N ORTHWOODS B ACKPACKERS
Bob and Carol Packer operate a successful outdoor-wear store in Vermont called Northwoods Backpackers. They stock mostly cold weather outdoor items such as hiking and backpacking clothes, gear, and accessories. They established an excellent reputation throughout New England for quality products and service. Eventually, Bob and Carol noticed that more and more of their sales were to customers who did not live in the immediate vicinity but were calling in orders on the telephone. As a result, the Packers decided to distribute a catalog and establish a phone-order service. The order department consisted of five operators working 8 hours per day from 10:00 A.M. to 6:00 P.M. , Monday through Friday. For a few years the mail-order service was only moderately successful; the Packers just about broke even on their investment. However, during the holiday season of the third year of the catalog-order service, they were overwhelmed with phone orders. Although they made a substantial profit, they were concerned about the large number of lost sales they estimated they had incurred. Based on information provided by the telephone company regarding call volume and complaints from customers, the Packers estimated that they lost sales of approximately $100,000. Also, they felt they had lost a substantial number of old and potentially new customers because of the poor service of the catalog order department.
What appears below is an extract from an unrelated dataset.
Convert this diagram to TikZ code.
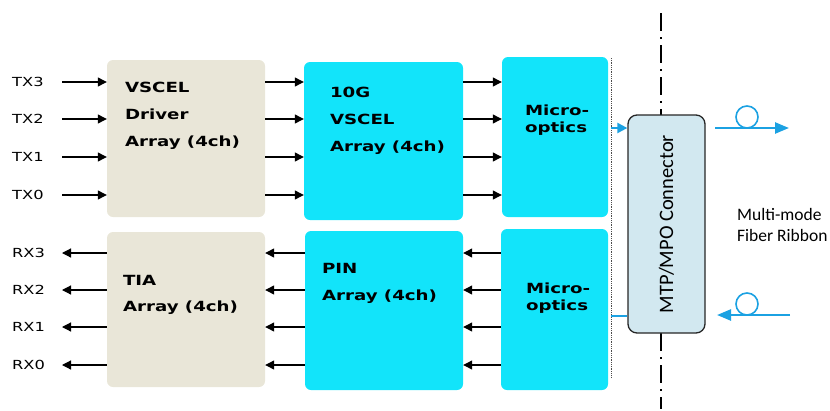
\documentclass[tikz,border=0pt]{standalone}
\usepackage{fontspec}
\usepackage{tikz}
\usetikzlibrary{positioning}
\usetikzlibrary{arrows.meta}
\newfontfamily\blockfont[FakeStretch=1.3]{DejaVu Sans}
\newfontfamily\calfont{Carlito}
\definecolor{chipcyan}{RGB}{18,228,250}
\definecolor{chipbeige}{RGB}{233,230,216}
\definecolor{connfill}{RGB}{210,232,240}
\definecolor{fiberblue}{RGB}{27,161,226}
\tikzset{
    boxbeige/.style = {rectangle, rounded corners=6pt, draw=none, fill=chipbeige, inner sep=0pt},
    boxcyan/.style = {rectangle, rounded corners=6pt, draw=none, fill=chipcyan, inner sep=0pt},
    boxconn/.style = {rectangle, rounded corners=9pt, line width=1.3pt, draw=black!85, fill=connfill, inner sep=0pt},
    boxtext/.style = {anchor=north west, inner sep=0pt, align=left, font=\blockfont\bfseries\fontsize{14}{27}\selectfont},
    siglabel/.style = {anchor=west, inner sep=0pt, font=\blockfont\fontsize{12.5}{14}\selectfont},
    fibloop/.style = {circle, line width=1.6pt, draw=fiberblue, minimum size=22pt, inner sep=0pt},
    edgesig/.style = {-{Triangle[length=9pt,width=9pt]}, line width=1.2pt, black},
    edgefib/.style = {-{Triangle[length=14pt,width=11pt]}, line width=2.4pt, fiberblue},
    edgefibs/.style = {-{Triangle[length=10pt,width=10pt]}, line width=2.2pt, fiberblue},
    edgefibn/.style = {-, line width=2.2pt, fiberblue},
    edgeaxis/.style = {-, line width=2pt, black, dash pattern=on 18pt off 6pt on 2pt off 6pt},
    edgedot/.style = {-, thick, black!70, densely dotted}
}
\begin{document}
\begin{tikzpicture}[x=1pt,y=-1pt]
% blocks
\node[boxbeige, minimum width=158pt, minimum height=157pt] at (186,138.5) (drv) {};
\node[boxbeige, minimum width=158pt, minimum height=155pt] at (186,309.5) (tia) {};
\node[boxcyan, minimum width=159pt, minimum height=158pt] at (383.5,141) (vcsel) {};
\node[boxcyan, minimum width=158pt, minimum height=159pt] at (384,310.5) (pin) {};
\node[boxcyan, minimum width=106pt, minimum height=160pt] at (555,137) (mot) {};
\node[boxcyan, minimum width=107pt, minimum height=161pt] at (554.5,309.5) (mor) {};
%
\node[boxtext] at ([xshift=18pt,yshift=-22pt]drv.north west) (drvtxt) {VSCEL\\Driver\\Array (4ch)};
\node[boxtext, font=\blockfont\bfseries\fontsize{14}{26}\selectfont] at ([xshift=16pt,yshift=-43pt]tia.north west) (tiatxt) {TIA\\Array (4ch)};
\node[boxtext] at ([xshift=26pt,yshift=-25pt]vcsel.north west) (vcseltxt) {10G\\VSCEL\\Array (4ch)};
\node[boxtext] at ([xshift=17pt,yshift=-32pt]pin.north west) (pintxt) {PIN\\Array (4ch)};
\node[boxtext, font=\blockfont\bfseries\fontsize{14}{17}\selectfont] at ([xshift=23pt,yshift=-48pt]mot.north west) (mottxt) {Micro-\\optics};
\node[boxtext, font=\blockfont\bfseries\fontsize{14}{17}\selectfont] at ([xshift=25pt,yshift=-54pt]mor.north west) (mortxt) {Micro-\\optics};
% transmit lanes
\foreach \i/\y in {3/82,2/119,1/157,0/195} {
  \node[siglabel] at (12,\y) (tx\i) {TX\i};
  \draw[edgesig] (tx\i.west) ++(50,0) -- (drv.west |- tx\i);
  \draw[edgesig] (drv.east |- tx\i) -- (vcsel.west |- tx\i);
  \draw[edgesig] (vcsel.east |- tx\i) -- (mot.west |- tx\i);
}
% receive lanes
\foreach \i/\y in {3/253,2/290,1/327,0/365} {
  \node[siglabel] at (12,\y) (rx\i) {RX\i};
  \draw[edgesig] (tia.west |- rx\i) -- ([xshift=50pt]rx\i.west);
  \draw[edgesig] (pin.west |- rx\i) -- (tia.east |- rx\i);
  \draw[edgesig] (mor.west |- rx\i) -- (pin.east |- rx\i);
}
% module edge and connector
\coordinate (dtop) at (611,58);
\coordinate (dbot) at (611,378);
\draw[edgedot] (dtop) -- (dbot);
\coordinate (axtop) at (661,13);
\coordinate (axbot) at (661,409);
\draw[edgeaxis] (axtop) -- (axbot);
\node[boxconn, minimum width=77pt, minimum height=218pt] at (666.5,224) (conn) {};
\node[rotate=90, inner sep=0pt, font=\calfont\fontsize{20.5}{22}\selectfont] at (conn.center) (conntxt) {MTP/MPO Connector};
%
\coordinate (txout) at (611,128);
\coordinate (rxin) at (611,316);
\draw[edgefibs] (txout) -- (conn.west |- txout);
\draw[edgefibn] (rxin) -- (conn.west |- rxin);
% fibers
\node[fibloop] at (747,117) (lpt) {};
\node[fibloop] at (747,304) (lpr) {};
\coordinate (ft1) at (715,128);
\coordinate (ft2) at (789,128);
\coordinate (fr1) at (790,315);
\coordinate (fr2) at (717,315);
\draw[edgefib] (ft1) -- (ft2);
\draw[edgefib] (fr1) -- (fr2);
\node[anchor=west, inner sep=0pt, align=left, font=\calfont\fontsize{17.5}{20.5}\selectfont] at (737,225) (ribbon) {Multi-mode\\Fiber Ribbon};

\path[use as bounding box] (0,0) rectangle (830,409);
\end{tikzpicture}
\end{document}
Prior to the next holiday season, the Packers explored several alternatives for improving the catalog-order service. The current system includes the five original operators with computer terminals who work 8-hour days, 5 days per week. The Packers hired a consultant to study this system, and she reported that the time for an operator to take a customer order is exponentially distributed, with a mean of 3.6 minutes. Calls are expected to arrive at the telephone center during the 6-week holiday season, according to a Poisson distribution, with a mean rate of 175 calls per hour . When all operators are busy, callers are put on hold, listening to music until an operator can answer. Waiting calls are answered on a FIFO basis. Based on her experience with other catalog telephone-order operations and data from Northwoods Backpackers, the consultant has determined that if Northwoods Backpackers can reduce customer call-waiting time to approximately 0.5 minute or less, the company will save $135,000 in lost sales during the coming holiday season.
Therefore, the Packers have adopted this level of call service as their goal. However, in addition to simply avoiding lost sales, the Packers believe it is important to reduce waiting time in order to maintain their reputation for good customer service. Thus, they would like for about 70% of their callers to receive immediate service.
The Packers can maintain the same number of workstations and computer terminals they currently have and increase their service to 16 hours per day with two operator shifts running from 8:00 A.M. to midnight. The Packers believe when customers become aware of their extended hours, the calls will spread out uniformly, resulting in a new call average arrival rate of 87.5 calls per hour (still Poisson distributed). This schedule change would cost Northwoods Backpackers approximately $11,500 for the 6-week holiday season.
Another alternative for reducing customer waiting times is to offer weekend service. However, the Packers believe that if they offer weekend service, it must coincide with whatever service they offer during the week. In other words, if they have phone-order service 8 hours per day during the week, they must have the same service during the weekend; the same is true with 16-hours-per-day service. They feel that if weekend hours differ from week-day hours, it will confuse customers. If 8-hour service is offered 7 days per week, the new call arrival rate will be reduced to 125 calls per hour, at a cost of $3,600. If they offer 16-hour service, the mean call arrival rate will be reduced to 62.5 calls per hour, at a cost of $7,200.
Still another possibility is to add more operator stations . Each station includes a desk, an operator, a phone, and a computer terminal. An additional station that is in operation 5 days per week, 8 hours per day, will cost $2,900 for the holiday season. For a 16-hour day the cost per new station is $4,700. For 7-day service the cost of an additional station for 8-hours-per-day service is $3,800; for 16-hours-per-day service, the cost is $6,300.
The facility Northwoods Backpackers uses to house its operators can accommodate a maximum of 10 stations. Additional operators in excess of 10 would require the Packers to lease, remodel, and wire a new facility, which is a capital expenditure they do not want to undertake this holiday season. Alternatively, the Packers do not want to reduce their current number of operator stations.
Determine what order service configuration the Packers should use to achieve their goals and explain your recommendation.